• [EXERCISE OBJECTIVE]
Write out, word for word, every line from the first one through the line that holds "110000, 120000, 130000];", and nothing else; skip the pictures.

• [SUPPLIED INFORMATION]

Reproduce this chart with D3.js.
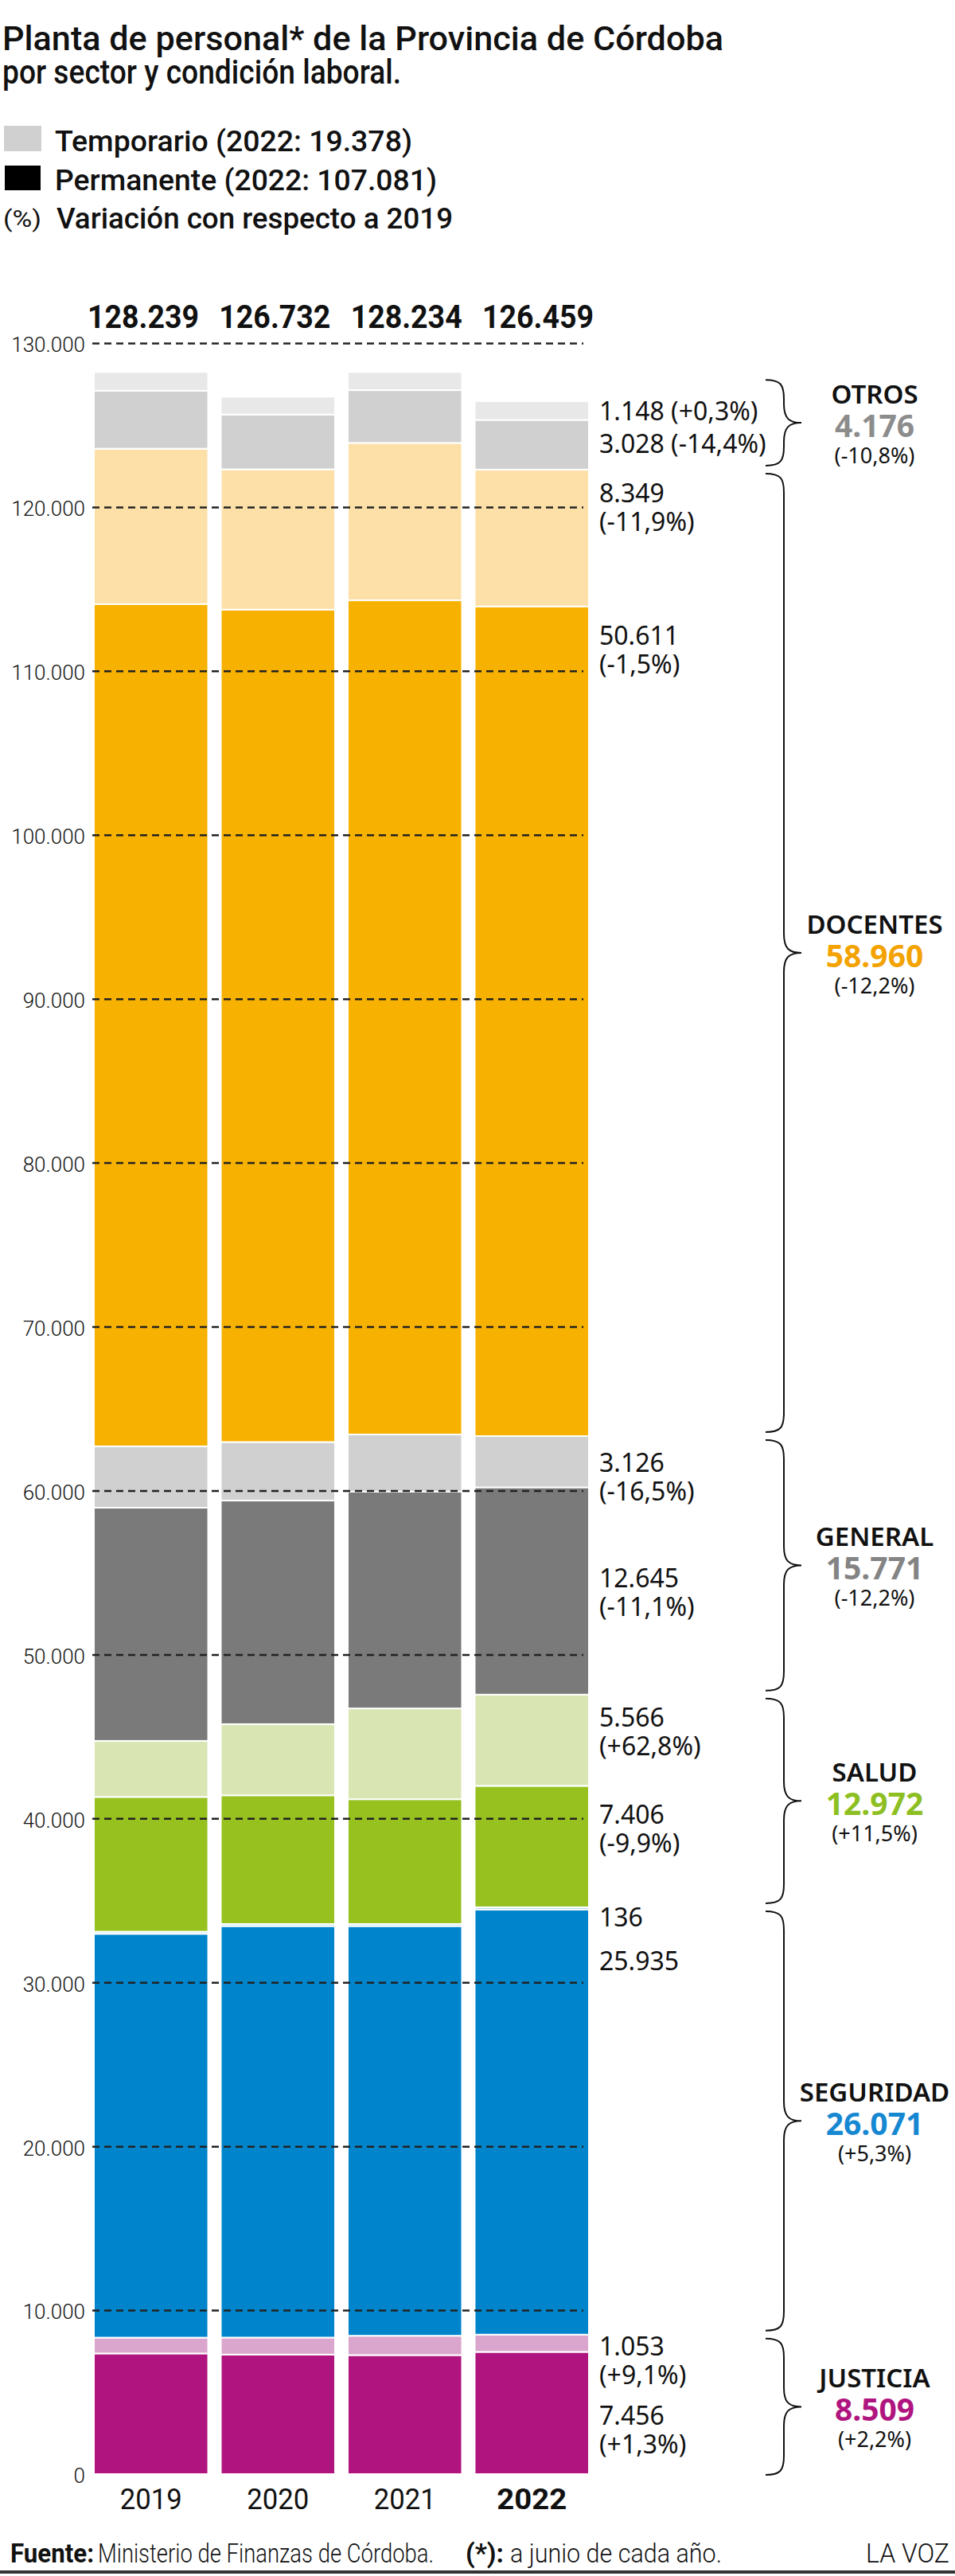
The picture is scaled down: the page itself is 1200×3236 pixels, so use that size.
<!DOCTYPE html>
<html>
<head>
<meta charset="utf-8">
<script src="https://cdn.jsdelivr.net/npm/d3@7"></script>
<style>
  body { margin: 0; background: #fff; }
  svg text { font-family: "Noto Sans", sans-serif; fill: #111; }
  .cond { font-family: Roboto, sans-serif; }
</style>
</head>
<body>
<svg id="chart" width="1200" height="3236"></svg>
<script>
// ---- data ----
const years = ["2019", "2020", "2021", "2022"];

const justiciaPerm  = [7360, 7290, 7260, 7456];
const justiciaTemp  = [965, 1040, 1180, 1053];
const seguridadPerm = [24636, 25100, 24990, 25935];
const seguridadTemp = [130, 130, 130, 136];
const saludPerm     = [8220, 7850, 7610, 7406];
const saludTemp     = [3419, 4340, 5540, 5566];
const generalPerm   = [14224, 13640, 13230, 12645];
const generalTemp   = [3744, 3570, 3480, 3126];
const docentesPerm  = [51382, 50780, 50890, 50611];
const docentesTemp  = [9477, 8560, 9600, 8349];
const otrosPerm     = [3537, 3340, 3220, 3028];
const otrosTemp     = [1145, 1092, 1104, 1148];

// variation vs 2019, bottom to top, same order as the stack keys
const segmentPct = ["+1,3%", "+9,1%", "", "", "-9,9%", "+62,8%", "-11,1%", "-16,5%", "-1,5%", "-11,9%", "-14,4%", "+0,3%"];

const sectors   = ["JUSTICIA", "SEGURIDAD", "SALUD", "GENERAL", "DOCENTES", "OTROS"];
const sectorPct = ["+2,2%", "+5,3%", "+11,5%", "-12,2%", "-12,2%", "-10,8%"];

const tickValues = [0, 10000, 20000, 30000, 40000, 50000, 60000, 70000, 80000, 90000, 100000, 110000, 120000, 130000];

// ---- build table ----
const series = {justiciaPerm, justiciaTemp, seguridadPerm, seguridadTemp, saludPerm, saludTemp,
                generalPerm, generalTemp, docentesPerm, docentesTemp, otrosPerm, otrosTemp};
const keys = Object.keys(series);
const table = years.map((yr, i) => {
    let row = {year: yr};
    keys.forEach(k => row[k] = series[k][i]);
    return row;
});
const stacked = d3.stack().keys(keys)(table);
const totals = table.map(r => d3.sum(keys, k => r[k]));

const colors = {
    justiciaPerm: "#b0157f", justiciaTemp: "#dba6cd",
    seguridadPerm: "#0084cb", seguridadTemp: "#9fd0ee",
    saludPerm: "#96c11f", saludTemp: "#d9e6b3",
    generalPerm: "#7a7a7a", generalTemp: "#d0d0d0",
    docentesPerm: "#f7b100", docentesTemp: "#fde0a8",
    otrosPerm: "#d0d0d0", otrosTemp: "#e8e8e8"
};
const sectorColors = ["#b0157f", "#1688d2", "#8dbf22", "#848484", "#f3a200", "#8c8c8c"];

const fmt = d3.formatLocale({decimal: ",", thousands: ".", grouping: [3], currency: ["$", ""]}).format(",");

function fit(sel, w) {
    sel.attr("textLength", w).attr("lengthAdjust", "spacingAndGlyphs");
}

const svg = d3.select("#chart");

// ---- title & legend ----
svg.append("text").attr("class", "cond").attr("x", 3).attr("y", 63)
    .style("font-size", "42px").style("font-weight", 500)
    .text("Planta de personal* de la Provincia de Córdoba").call(fit, 906);
svg.append("text").attr("class", "cond").attr("x", 3).attr("y", 105)
    .style("font-size", "42px").style("font-weight", 500)
    .text("por sector y condición laboral.").call(fit, 501);

svg.append("rect").attr("x", 5).attr("y", 158).attr("width", 47).attr("height", 32).attr("fill", "#d0d0d0");
svg.append("text").attr("class", "cond").attr("x", 69).attr("y", 190)
    .style("font-size", "37px").style("font-weight", 500)
    .text("Temporario (2022: " + fmt(d3.sum(keys.filter(k => k.endsWith("Temp")), k => series[k][3])) + ")").call(fit, 449);
svg.append("rect").attr("x", 6).attr("y", 208).attr("width", 45).attr("height", 31).attr("fill", "#000");
svg.append("text").attr("class", "cond").attr("x", 69).attr("y", 239)
    .style("font-size", "37px").style("font-weight", 500)
    .text("Permanente (2022: " + fmt(d3.sum(keys.filter(k => k.endsWith("Perm")), k => series[k][3])) + ")").call(fit, 480);
svg.append("text").attr("class", "cond").attr("x", 4).attr("y", 285)
    .style("font-size", "29px").text("(%)").call(fit, 48);
svg.append("text").attr("class", "cond").attr("x", 71).attr("y", 287)
    .style("font-size", "37px").style("font-weight", 500)
    .text("Variación con respecto a 2019").call(fit, 498);

// ---- scales ----
const x = d3.scaleBand().domain(years).range([118, 740]).paddingInner(0.1).paddingOuter(0);
const y = d3.scaleLinear().domain([0, 130000]).range([3108, 431]);
const xTot = d3.scalePoint().domain(years).range([180, 676]);

// ---- bars ----
let layers = svg.append("g").selectAll("g").data(stacked).join("g")
    .attr("fill", d => colors[d.key]);
layers.selectAll("rect").data(d => d).join("rect")
    .attr("x", d => x(d.data.year))
    .attr("width", x.bandwidth())
    .attr("y", d => y(d[1]))
    .attr("height", d => y(d[0]) - y(d[1]))
    .attr("stroke", "#fff").attr("stroke-width", 2);

// ---- gridlines + y labels (over the bars) ----
let yAxis = d3.axisLeft(y).tickValues(tickValues).tickFormat(fmt)
    .tickSize(-(733 - 116)).tickPadding(9);
let ya = svg.append("g").attr("transform", "translate(116,0)").call(yAxis);
ya.select(".domain").remove();
ya.selectAll(".tick line").attr("stroke", "#222").attr("stroke-width", 2.5)
    .attr("stroke-dasharray", "9,6")
    .filter(d => d === 0).remove();
ya.selectAll(".tick text").attr("class", "cond").attr("dy", "0.42em")
    .style("font-size", "26px").style("font-weight", 300).attr("fill", "#222");

// ---- totals on top ----
svg.append("g").selectAll("text").data(years).join("text")
    .attr("class", "cond").attr("x", d => xTot(d)).attr("y", 412)
    .attr("text-anchor", "middle").style("font-size", "40px").style("font-weight", 700)
    .text((d, i) => fmt(totals[i])).call(fit, 140);

// ---- year labels ----
svg.append("g").selectAll("text").data(years).join("text")
    .attr("class", "cond").attr("x", d => x(d) + x.bandwidth() / 2).attr("y", 3152)
    .attr("text-anchor", "middle").style("font-size", "37px")
    .style("font-weight", d => d === "2022" ? 700 : 400)
    .text(d => d)
    .each(function(d) { d3.select(this).call(fit, d === "2022" ? 88 : 78); });

// ---- segment labels for 2022 ----
// first baseline offset from the top of each 2022 segment
const labelDy = [92, 26.5, 76, 24, 47.6, 40, 125.6, 45, 47.7, 41, 41, 23.6];
const labX = 753;
stacked.forEach((s, i) => {
    let top = y(s[3][1]);
    let yy = top + labelDy[i];
    let val = fmt(s[3].data[s.key]);
    let pct = segmentPct[i];
    let t = svg.append("text").attr("x", labX).attr("y", yy).style("font-size", "32px");
    if (s.key.startsWith("otros")) {
        t.text(val + " (" + pct + ")");
    } else {
        t.text(val);
        if (pct) {
            svg.append("text").attr("x", labX).attr("y", yy + 36).style("font-size", "32px")
                .text("(" + pct + ")");
        }
    }
});

// ---- braces + sector labels ----
function brace(y0, y1) {
    const xe = 962, xl = 985, xt = 1007, ym = (y0 + y1) / 2, r = 24;
    return `M${xe},${y0} C${xl - 4},${y0} ${xl},${y0 + 6} ${xl},${y0 + r} ` +
        `L${xl},${ym - r} C${xl},${ym - 6} ${xl + 6},${ym} ${xt},${ym} ` +
        `C${xl + 6},${ym} ${xl},${ym + 6} ${xl},${ym + r} ` +
        `L${xl},${y1 - r} C${xl},${y1 - 6} ${xl - 4},${y1} ${xe},${y1}`;
}
sectors.forEach((name, i) => {
    let lo = stacked[i * 2][3][0];
    let hi = stacked[i * 2 + 1][3][1];
    let y0 = i === sectors.length - 1 ? y(d3.max(totals)) + 10 : y(hi) + 5;
    let y1 = y(lo) - 5;
    if (i === 0) y1 = y(lo) + 1;
    let ym = (y0 + y1) / 2;
    svg.append("path").attr("d", brace(y0, y1))
        .attr("fill", "none").attr("stroke", "#111").attr("stroke-width", 2);
    let total = stacked[i * 2][3].data[keys[i * 2]] + stacked[i * 2][3].data[keys[i * 2 + 1]];
    svg.append("text").attr("x", 1099).attr("y", ym - 24).attr("text-anchor", "middle")
        .style("font-size", "33px").style("font-weight", 600).text(name);
    svg.append("text").attr("x", 1099).attr("y", ym + 18).attr("text-anchor", "middle")
        .style("font-size", "39px").style("font-weight", 700).style("fill", sectorColors[i])
        .text(fmt(total));
    svg.append("text").attr("x", 1099).attr("y", ym + 51).attr("text-anchor", "middle")
        .style("font-size", "27px").text("(" + sectorPct[i] + ")");
});

// ---- footer ----
const fy = 3219;
svg.append("text").attr("class", "cond").attr("x", 13).attr("y", fy)
    .style("font-size", "34px").style("font-weight", 700).text("Fuente:").call(fit, 105);
svg.append("text").attr("class", "cond").attr("x", 123).attr("y", fy)
    .style("font-size", "34px").style("font-weight", 300).text("Ministerio de Finanzas de Córdoba.").call(fit, 422);
svg.append("text").attr("class", "cond").attr("x", 585).attr("y", fy)
    .style("font-size", "34px").style("font-weight", 700).text("(*):").call(fit, 48);
svg.append("text").attr("class", "cond").attr("x", 641).attr("y", fy)
    .style("font-size", "34px").style("font-weight", 300).text("a junio de cada año.").call(fit, 266);
svg.append("text").attr("class", "cond").attr("x", 1193).attr("y", fy).attr("text-anchor", "end")
    .style("font-size", "34px").style("font-weight", 300).text("LA VOZ").call(fit, 105);
svg.append("rect").attr("x", 0).attr("y", 3229).attr("width", 1200).attr("height", 4).attr("fill", "#333");
</script>
</body>
</html>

• [OUTPUT BELOW]
Reproduce this chart with D3.js.
The picture is scaled down: the page itself is 1200×3236 pixels, so use that size.
<!DOCTYPE html>
<html>
<head>
<meta charset="utf-8">
<script src="https://cdn.jsdelivr.net/npm/d3@7"></script>
<style>
  body { margin: 0; background: #fff; }
  svg text { font-family: "Noto Sans", sans-serif; fill: #111; }
  .cond { font-family: Roboto, sans-serif; }
</style>
</head>
<body>
<svg id="chart" width="1200" height="3236"></svg>
<script>
// ---- data ----
const years = ["2019", "2020", "2021", "2022"];

const justiciaPerm  = [7360, 7290, 7260, 7456];
const justiciaTemp  = [965, 1040, 1180, 1053];
const seguridadPerm = [24636, 25100, 24990, 25935];
const seguridadTemp = [130, 130, 130, 136];
const saludPerm     = [8220, 7850, 7610, 7406];
const saludTemp     = [3419, 4340, 5540, 5566];
const generalPerm   = [14224, 13640, 13230, 12645];
const generalTemp   = [3744, 3570, 3480, 3126];
const docentesPerm  = [51382, 50780, 50890, 50611];
const docentesTemp  = [9477, 8560, 9600, 8349];
const otrosPerm     = [3537, 3340, 3220, 3028];
const otrosTemp     = [1145, 1092, 1104, 1148];

// variation vs 2019, bottom to top, same order as the stack keys
const segmentPct = ["+1,3%", "+9,1%", "", "", "-9,9%", "+62,8%", "-11,1%", "-16,5%", "-1,5%", "-11,9%", "-14,4%", "+0,3%"];

const sectors   = ["JUSTICIA", "SEGURIDAD", "SALUD", "GENERAL", "DOCENTES", "OTROS"];
const sectorPct = ["+2,2%", "+5,3%", "+11,5%", "-12,2%", "-12,2%", "-10,8%"];

const tickValues = [0, 10000, 20000, 30000, 40000, 50000, 60000, 70000, 80000, 90000, 100000, 110000, 120000, 130000];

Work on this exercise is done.